Enfin, nous proposons que la sphère musicale puisse, elle aussi, bénéficier de ressources modernes. On le sait : les modes de financement en provenance des acteurs mondiaux que nous connaissons tous - les fameux GAFA (Google, Apple, Facebook et Amazon) - et qui s'exonèrent, par des mécanismes d'optimisation fiscale, à la fois des contraintes réglementaires qui pèsent sur les acteurs nationaux pour financer la création alors qu'elles s'en nourrissent, sont appelés à être vecteurs de recettes. Pour preuve, les Gouvernements et les organisations régionales, comme l'Union européenne, empruntent cette voie devenue essentielle, au regard des mutations du secteur. C'est la raison pour laquelle nous suggérons que la taxe dite « YouTube », créée par la loi de finances rectificative pour 2016, contribue également au financement de la musique. En effet, les jeunes publics se servent de cette plateforme pour écouter de la musique. Il n'est pas normal que cette taxe, dont le rendement nous est pour le moment inconnu, ne bénéficie qu'au seul cinéma. Son rendement est aujourd'hui faible mais compte tenu de la mutation des usages, on peut penser que cette taxe connaîtra un certain dynamisme à l'avenir. La portée est aussi très symbolique.
J'évoquerai enfin la rationalisation du paysage musical. Nous ne pensons pas qu'il faille la précipiter, idée qui semble rencontrer l'adhésion des acteurs de la filière. Lançons le vaisseau et il trouvera sa dynamique, à l'instar de ce qui a prévalu avec le CNC, dont le secteur comprend un grand nombre d'acteurs, capables de se fédérer pour défendre leurs intérêts. Je suis certain que des convergences se feront jour une fois notre projet lancé. Certains acteurs ont, du reste, exprimé le souhait que cette maison commune occupe un lieu symbolique. Pourquoi pas le site de La Villette, à proximité de la Philharmonie de Paris et de la Cité de la Musique ? Ce serait là un beau symbole, même s'il ne s'agit pas de se lancer dans un vaste projet immobilier, puisque le CNV n'occupe que 1 200 m2. Édifier un espace commun, capable d'accueillir les différents acteurs de la musique qui pourraient débattre et se confronter, nous semblerait une démarche positive.
Lors de la présentation publique de ce rapport, Françoise Nyssen nous a informés de l'ouverture, par son ministère, d'une séquence de concertation.
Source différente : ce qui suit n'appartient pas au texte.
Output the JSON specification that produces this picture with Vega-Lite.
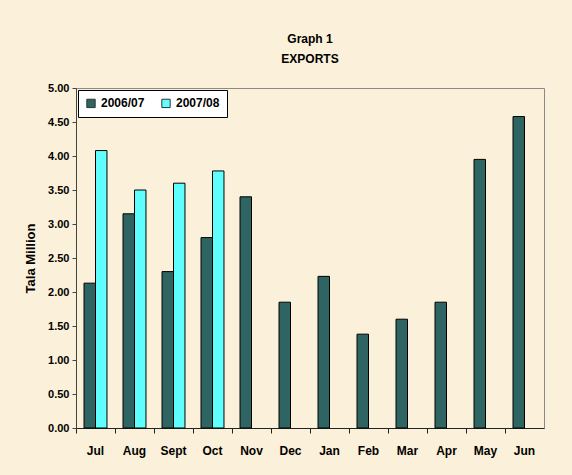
{
  "$schema": "https://vega.github.io/schema/vega-lite/v6.json",
  "width": 468,
  "height": 340,
  "autosize": {"type": "none"},
  "padding": {"left": 76, "top": 88, "right": 28, "bottom": 47},
  "background": "#FBF0D9",
  "config": {
    "font": "Liberation Sans",
    "view": {"stroke": "#8a8a8a", "strokeWidth": 1}
  },
  "title": {
    "text": ["Graph 1", "EXPORTS"],
    "fontSize": 12,
    "fontWeight": "bold",
    "font": "Liberation Sans",
    "lineHeight": 20,
    "anchor": "middle",
    "frame": "group",
    "offset": 16,
    "color": "#000000"
  },
  "data": {
    "values": [
      {"month": "Jul", "year": "2006/07", "value": 2.13},
      {"month": "Jul", "year": "2007/08", "value": 4.08},
      {"month": "Aug", "year": "2006/07", "value": 3.15},
      {"month": "Aug", "year": "2007/08", "value": 3.50},
      {"month": "Sept", "year": "2006/07", "value": 2.30},
      {"month": "Sept", "year": "2007/08", "value": 3.60},
      {"month": "Oct", "year": "2006/07", "value": 2.80},
      {"month": "Oct", "year": "2007/08", "value": 3.78},
      {"month": "Nov", "year": "2006/07", "value": 3.40},
      {"month": "Dec", "year": "2006/07", "value": 1.85},
      {"month": "Jan", "year": "2006/07", "value": 2.23},
      {"month": "Feb", "year": "2006/07", "value": 1.38},
      {"month": "Mar", "year": "2006/07", "value": 1.60},
      {"month": "Apr", "year": "2006/07", "value": 1.85},
      {"month": "May", "year": "2006/07", "value": 3.95},
      {"month": "Jun", "year": "2006/07", "value": 4.58}
    ]
  },
  "mark": {"type": "bar", "stroke": "#000000", "strokeWidth": 1},
  "encoding": {
    "x": {
      "field": "month",
      "type": "nominal",
      "sort": ["Jul", "Aug", "Sept", "Oct", "Nov", "Dec", "Jan", "Feb", "Mar", "Apr", "May", "Jun"],
      "scale": {"paddingInner": 0, "paddingOuter": 0},
      "axis": {
        "title": null,
        "labelAngle": 0,
        "labelFontSize": 12,
        "labelFontWeight": "bold",
        "labelColor": "#000000",
        "labelPadding": 12,
        "bandPosition": 0,
        "tickSize": 5,
        "tickColor": "#222222",
        "domainColor": "#222222",
        "labelFont": "Liberation Sans"
      }
    },
    "xOffset": {
      "field": "year",
      "type": "nominal",
      "scale": {"domain": ["2006/07", "2007/08"], "paddingInner": 0, "paddingOuter": 0.7}
    },
    "y": {
      "field": "value",
      "type": "quantitative",
      "scale": {"domain": [0, 5], "nice": false},
      "axis": {
        "title": "Tala Million",
        "titleFontSize": 13,
        "titleFontWeight": "bold",
        "titleColor": "#000000",
        "titlePadding": 10,
        "titleFont": "Liberation Sans",
        "values": [0, 0.5, 1, 1.5, 2, 2.5, 3, 3.5, 4, 4.5, 5],
        "format": ".2f",
        "grid": false,
        "labelFontSize": 11,
        "labelFontWeight": "bold",
        "labelColor": "#000000",
        "labelFont": "Liberation Sans",
        "labelPadding": 3,
        "tickSize": 4,
        "tickColor": "#444444",
        "domainColor": "#444444"
      }
    },
    "fill": {
      "field": "year",
      "type": "nominal",
      "scale": {"domain": ["2006/07", "2007/08"], "range": ["#2E6461", "#5FFFFF"]},
      "legend": {
        "title": null,
        "orient": "none",
        "legendX": 2,
        "legendY": 2,
        "direction": "horizontal",
        "fillColor": "#FFFFFF",
        "strokeColor": "#000000",
        "padding": 7,
        "symbolType": "square",
        "symbolSize": 70,
        "symbolStrokeColor": "#333333",
        "symbolStrokeWidth": 1,
        "labelFontSize": 12,
        "labelFontWeight": "bold",
        "labelFont": "Liberation Sans",
        "labelColor": "#000000",
        "columnPadding": 14
      }
    }
  }
}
Elle nous a laissé entendre que le Gouvernement rendrait ses arbitrages en début d'année prochaine. Si le projet voit le jour, le législateur devrait également être amené à se prononcer, du fait de la base législative sur laquelle repose le CNV et de la nécessité de doter le nouvel établissement de ressources financières. Nous avons suggéré que soit constituée, une fois les arbitrages rendus, une petite équipe de préfiguration, pour écrire les textes et préciser le fonctionnement de cette nouvelle institution, qui pourrait officiellement voir le jour le 1er janvier 2019.